Data for this task
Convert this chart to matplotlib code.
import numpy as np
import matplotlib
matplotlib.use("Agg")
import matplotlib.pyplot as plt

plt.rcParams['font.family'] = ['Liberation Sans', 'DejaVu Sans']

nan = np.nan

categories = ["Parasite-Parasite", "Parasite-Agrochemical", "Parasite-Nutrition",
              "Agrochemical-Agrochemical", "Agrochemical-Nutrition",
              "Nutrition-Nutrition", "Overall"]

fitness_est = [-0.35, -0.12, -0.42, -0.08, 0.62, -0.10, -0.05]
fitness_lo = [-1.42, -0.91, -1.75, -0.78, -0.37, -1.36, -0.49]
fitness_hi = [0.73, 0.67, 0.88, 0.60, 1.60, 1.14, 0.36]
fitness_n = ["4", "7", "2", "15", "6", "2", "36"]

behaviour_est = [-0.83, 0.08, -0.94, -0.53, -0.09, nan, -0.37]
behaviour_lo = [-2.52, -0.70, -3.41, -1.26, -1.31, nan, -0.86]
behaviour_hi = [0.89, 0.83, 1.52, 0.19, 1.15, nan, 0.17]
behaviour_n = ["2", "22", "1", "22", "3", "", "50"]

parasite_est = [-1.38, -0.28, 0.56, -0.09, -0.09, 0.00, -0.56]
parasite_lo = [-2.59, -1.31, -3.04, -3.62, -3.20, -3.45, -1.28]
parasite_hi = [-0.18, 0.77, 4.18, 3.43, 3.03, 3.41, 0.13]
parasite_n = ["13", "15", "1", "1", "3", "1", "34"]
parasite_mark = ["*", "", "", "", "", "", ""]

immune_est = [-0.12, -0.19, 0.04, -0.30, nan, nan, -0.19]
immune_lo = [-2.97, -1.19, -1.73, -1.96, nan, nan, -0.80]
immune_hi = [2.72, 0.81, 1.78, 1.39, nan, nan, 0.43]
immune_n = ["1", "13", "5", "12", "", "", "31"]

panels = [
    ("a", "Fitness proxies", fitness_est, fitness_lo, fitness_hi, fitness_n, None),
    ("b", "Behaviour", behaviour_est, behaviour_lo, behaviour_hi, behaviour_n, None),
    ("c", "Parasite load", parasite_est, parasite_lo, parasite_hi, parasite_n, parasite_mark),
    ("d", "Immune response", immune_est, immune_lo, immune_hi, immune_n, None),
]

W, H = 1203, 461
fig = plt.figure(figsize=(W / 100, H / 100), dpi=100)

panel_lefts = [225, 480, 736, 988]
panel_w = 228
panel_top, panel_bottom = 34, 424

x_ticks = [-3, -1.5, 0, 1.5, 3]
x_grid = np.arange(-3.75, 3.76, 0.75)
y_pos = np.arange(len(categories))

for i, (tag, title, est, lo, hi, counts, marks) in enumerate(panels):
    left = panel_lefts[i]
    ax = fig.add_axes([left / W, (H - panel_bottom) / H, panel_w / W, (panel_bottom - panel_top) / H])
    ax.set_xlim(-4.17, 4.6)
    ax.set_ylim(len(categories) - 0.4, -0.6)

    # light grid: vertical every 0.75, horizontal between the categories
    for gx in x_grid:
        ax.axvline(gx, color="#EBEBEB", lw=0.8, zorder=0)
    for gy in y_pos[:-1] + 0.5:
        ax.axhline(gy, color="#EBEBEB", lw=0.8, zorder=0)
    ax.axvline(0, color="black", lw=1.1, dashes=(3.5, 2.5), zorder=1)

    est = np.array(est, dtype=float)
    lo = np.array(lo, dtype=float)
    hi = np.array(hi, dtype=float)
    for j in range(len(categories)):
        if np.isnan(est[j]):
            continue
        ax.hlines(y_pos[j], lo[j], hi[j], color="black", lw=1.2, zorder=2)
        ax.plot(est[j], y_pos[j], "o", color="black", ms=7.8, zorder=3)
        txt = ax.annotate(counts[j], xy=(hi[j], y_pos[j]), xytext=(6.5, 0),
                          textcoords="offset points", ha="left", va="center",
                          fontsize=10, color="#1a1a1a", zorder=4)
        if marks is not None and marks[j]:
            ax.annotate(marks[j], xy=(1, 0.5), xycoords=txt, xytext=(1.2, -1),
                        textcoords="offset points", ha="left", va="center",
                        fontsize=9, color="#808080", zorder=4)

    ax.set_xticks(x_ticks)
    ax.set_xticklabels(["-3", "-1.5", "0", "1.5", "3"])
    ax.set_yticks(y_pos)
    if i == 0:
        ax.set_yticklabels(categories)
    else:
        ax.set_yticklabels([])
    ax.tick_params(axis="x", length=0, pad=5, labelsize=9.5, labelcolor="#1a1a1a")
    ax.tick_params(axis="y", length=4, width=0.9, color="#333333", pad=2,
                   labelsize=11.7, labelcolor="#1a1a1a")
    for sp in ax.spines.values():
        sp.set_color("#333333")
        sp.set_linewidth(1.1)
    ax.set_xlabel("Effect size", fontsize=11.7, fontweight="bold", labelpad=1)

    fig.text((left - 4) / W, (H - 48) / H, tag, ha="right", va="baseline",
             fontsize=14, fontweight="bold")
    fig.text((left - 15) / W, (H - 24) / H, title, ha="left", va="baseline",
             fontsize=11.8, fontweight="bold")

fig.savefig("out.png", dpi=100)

...

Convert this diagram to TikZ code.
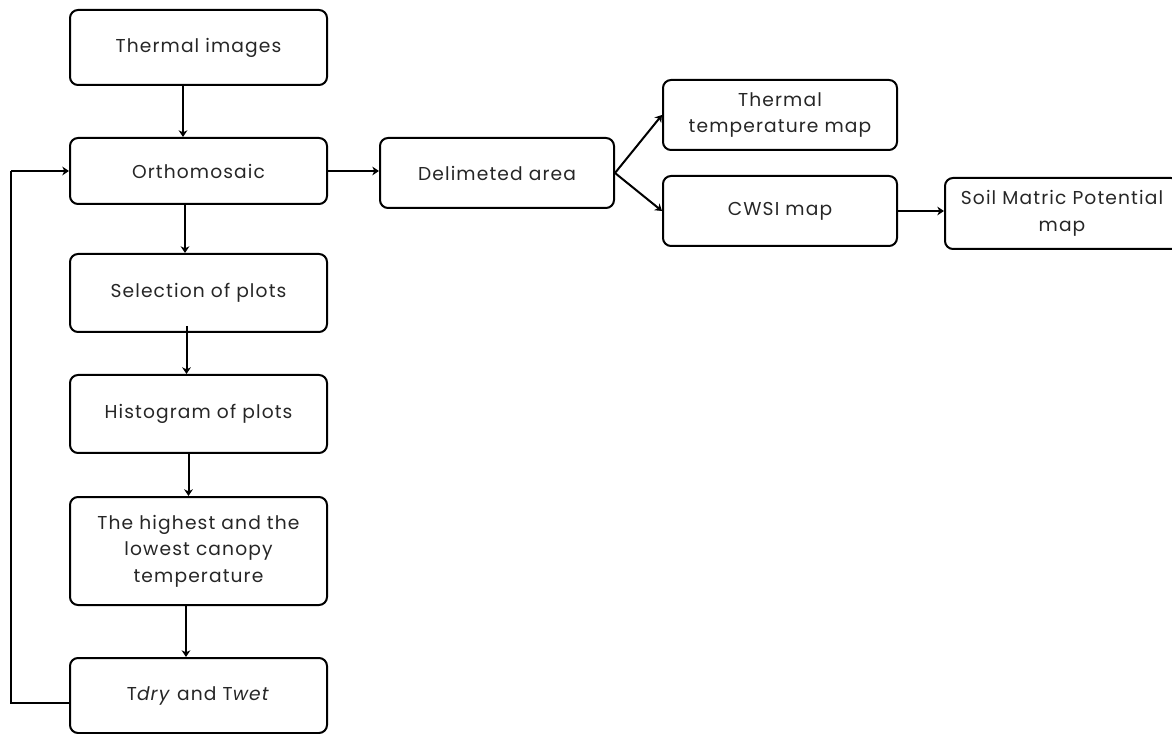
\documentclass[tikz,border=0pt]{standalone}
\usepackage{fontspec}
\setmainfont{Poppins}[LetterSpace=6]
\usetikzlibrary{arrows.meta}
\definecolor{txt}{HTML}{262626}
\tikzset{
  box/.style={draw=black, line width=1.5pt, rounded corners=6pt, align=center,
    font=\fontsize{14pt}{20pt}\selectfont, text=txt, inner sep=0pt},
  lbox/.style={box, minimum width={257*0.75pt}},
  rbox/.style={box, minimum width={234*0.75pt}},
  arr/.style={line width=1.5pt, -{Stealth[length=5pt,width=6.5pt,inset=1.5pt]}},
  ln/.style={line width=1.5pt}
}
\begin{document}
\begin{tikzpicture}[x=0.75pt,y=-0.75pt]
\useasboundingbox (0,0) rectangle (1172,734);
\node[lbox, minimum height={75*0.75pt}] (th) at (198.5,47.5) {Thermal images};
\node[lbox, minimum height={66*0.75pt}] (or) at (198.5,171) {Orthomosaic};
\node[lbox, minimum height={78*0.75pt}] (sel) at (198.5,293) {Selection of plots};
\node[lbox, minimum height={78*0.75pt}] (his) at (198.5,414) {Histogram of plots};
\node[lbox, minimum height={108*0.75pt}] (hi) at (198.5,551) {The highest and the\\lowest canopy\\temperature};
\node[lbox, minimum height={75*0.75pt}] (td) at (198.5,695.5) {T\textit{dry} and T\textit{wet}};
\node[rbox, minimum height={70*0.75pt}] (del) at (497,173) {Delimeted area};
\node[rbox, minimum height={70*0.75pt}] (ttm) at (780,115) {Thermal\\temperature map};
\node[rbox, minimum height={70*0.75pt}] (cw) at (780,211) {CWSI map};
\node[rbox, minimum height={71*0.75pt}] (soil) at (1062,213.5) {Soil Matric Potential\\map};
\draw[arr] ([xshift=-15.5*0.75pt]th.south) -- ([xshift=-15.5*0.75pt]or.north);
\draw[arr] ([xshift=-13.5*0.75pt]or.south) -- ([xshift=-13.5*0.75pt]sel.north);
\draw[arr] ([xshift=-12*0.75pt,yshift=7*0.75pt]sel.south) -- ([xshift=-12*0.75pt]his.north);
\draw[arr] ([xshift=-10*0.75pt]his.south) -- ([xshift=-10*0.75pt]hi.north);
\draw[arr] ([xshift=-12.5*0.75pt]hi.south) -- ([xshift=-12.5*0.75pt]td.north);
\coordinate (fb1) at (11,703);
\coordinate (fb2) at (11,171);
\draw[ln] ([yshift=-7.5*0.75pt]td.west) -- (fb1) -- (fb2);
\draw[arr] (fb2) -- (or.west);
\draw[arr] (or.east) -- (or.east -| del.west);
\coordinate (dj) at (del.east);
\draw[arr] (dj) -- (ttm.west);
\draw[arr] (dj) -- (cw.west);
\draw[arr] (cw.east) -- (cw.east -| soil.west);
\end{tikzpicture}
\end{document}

---

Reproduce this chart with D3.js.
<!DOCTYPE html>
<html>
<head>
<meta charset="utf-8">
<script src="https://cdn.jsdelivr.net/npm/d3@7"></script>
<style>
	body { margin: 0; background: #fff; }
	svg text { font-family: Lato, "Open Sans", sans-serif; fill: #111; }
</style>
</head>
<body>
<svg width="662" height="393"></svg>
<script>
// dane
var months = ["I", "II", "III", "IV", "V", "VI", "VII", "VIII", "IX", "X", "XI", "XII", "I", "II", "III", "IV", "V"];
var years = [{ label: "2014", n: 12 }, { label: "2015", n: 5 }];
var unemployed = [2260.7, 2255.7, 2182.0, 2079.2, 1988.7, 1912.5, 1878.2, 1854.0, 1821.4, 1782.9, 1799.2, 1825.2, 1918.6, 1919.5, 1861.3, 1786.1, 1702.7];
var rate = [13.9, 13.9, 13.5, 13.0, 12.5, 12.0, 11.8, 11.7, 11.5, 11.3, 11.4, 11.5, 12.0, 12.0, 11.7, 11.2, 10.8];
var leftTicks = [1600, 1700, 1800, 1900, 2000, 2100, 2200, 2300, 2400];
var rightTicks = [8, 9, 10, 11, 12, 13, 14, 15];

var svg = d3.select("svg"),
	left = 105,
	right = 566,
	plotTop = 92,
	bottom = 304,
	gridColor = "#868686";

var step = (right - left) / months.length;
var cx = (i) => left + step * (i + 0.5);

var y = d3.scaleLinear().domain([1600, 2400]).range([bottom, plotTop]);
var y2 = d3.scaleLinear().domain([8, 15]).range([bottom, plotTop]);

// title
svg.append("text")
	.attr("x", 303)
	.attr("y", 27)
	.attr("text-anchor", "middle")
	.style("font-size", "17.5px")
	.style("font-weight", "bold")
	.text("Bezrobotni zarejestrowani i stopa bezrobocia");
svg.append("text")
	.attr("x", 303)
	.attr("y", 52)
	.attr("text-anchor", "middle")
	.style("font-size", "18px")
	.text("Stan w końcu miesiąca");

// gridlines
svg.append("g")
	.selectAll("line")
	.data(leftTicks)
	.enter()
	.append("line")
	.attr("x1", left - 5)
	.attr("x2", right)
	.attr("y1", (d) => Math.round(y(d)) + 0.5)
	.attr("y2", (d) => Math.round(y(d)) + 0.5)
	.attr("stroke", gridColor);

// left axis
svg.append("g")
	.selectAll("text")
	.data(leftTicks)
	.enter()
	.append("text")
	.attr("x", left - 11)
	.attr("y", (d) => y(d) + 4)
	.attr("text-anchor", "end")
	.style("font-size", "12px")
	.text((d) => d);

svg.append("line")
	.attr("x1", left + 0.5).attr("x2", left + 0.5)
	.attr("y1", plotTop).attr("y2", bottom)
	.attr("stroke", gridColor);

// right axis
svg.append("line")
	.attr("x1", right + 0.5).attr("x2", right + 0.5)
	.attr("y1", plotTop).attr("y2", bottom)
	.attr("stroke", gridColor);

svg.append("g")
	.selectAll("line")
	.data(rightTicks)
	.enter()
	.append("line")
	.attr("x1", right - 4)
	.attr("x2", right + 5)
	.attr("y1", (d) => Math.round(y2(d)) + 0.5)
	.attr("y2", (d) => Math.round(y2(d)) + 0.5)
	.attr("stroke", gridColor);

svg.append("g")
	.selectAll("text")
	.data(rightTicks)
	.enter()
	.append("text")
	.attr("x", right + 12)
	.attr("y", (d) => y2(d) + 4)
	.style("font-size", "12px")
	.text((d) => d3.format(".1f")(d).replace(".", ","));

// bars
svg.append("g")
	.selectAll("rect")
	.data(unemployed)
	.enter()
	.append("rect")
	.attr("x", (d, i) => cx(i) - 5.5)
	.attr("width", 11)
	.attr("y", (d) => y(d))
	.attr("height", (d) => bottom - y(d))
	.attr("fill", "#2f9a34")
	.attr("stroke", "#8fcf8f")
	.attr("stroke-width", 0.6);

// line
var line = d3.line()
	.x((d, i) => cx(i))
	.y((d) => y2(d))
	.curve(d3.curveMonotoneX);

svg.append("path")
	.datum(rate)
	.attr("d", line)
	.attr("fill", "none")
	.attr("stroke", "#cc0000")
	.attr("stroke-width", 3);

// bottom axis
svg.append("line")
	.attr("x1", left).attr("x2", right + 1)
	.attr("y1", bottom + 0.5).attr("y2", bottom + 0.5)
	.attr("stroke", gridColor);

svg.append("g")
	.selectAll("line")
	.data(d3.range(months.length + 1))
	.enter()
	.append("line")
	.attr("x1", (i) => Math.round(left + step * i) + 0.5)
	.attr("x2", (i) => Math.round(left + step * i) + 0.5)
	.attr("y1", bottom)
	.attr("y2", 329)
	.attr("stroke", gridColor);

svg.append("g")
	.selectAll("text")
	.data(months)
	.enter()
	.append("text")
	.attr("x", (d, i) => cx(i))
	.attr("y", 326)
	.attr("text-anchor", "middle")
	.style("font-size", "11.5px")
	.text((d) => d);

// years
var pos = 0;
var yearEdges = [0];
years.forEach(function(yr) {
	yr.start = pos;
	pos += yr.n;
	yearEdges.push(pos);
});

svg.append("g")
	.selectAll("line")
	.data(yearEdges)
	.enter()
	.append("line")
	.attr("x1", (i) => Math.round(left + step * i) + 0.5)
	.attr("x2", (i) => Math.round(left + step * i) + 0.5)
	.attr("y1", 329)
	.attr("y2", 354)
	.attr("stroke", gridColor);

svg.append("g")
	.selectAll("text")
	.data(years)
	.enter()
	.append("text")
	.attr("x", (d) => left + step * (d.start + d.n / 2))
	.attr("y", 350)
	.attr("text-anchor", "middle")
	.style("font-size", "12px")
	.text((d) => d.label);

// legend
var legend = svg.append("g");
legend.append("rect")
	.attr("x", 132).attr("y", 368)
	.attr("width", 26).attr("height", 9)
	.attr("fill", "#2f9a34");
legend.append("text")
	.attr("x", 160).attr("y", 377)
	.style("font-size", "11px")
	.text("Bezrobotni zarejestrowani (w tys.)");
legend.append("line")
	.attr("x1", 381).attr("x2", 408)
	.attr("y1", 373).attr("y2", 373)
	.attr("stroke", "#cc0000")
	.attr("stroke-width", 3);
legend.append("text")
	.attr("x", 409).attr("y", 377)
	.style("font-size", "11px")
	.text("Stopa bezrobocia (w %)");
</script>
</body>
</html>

What to produce
Tally every line of the data that holds the word "chart" and write the count alone.

Expected output
2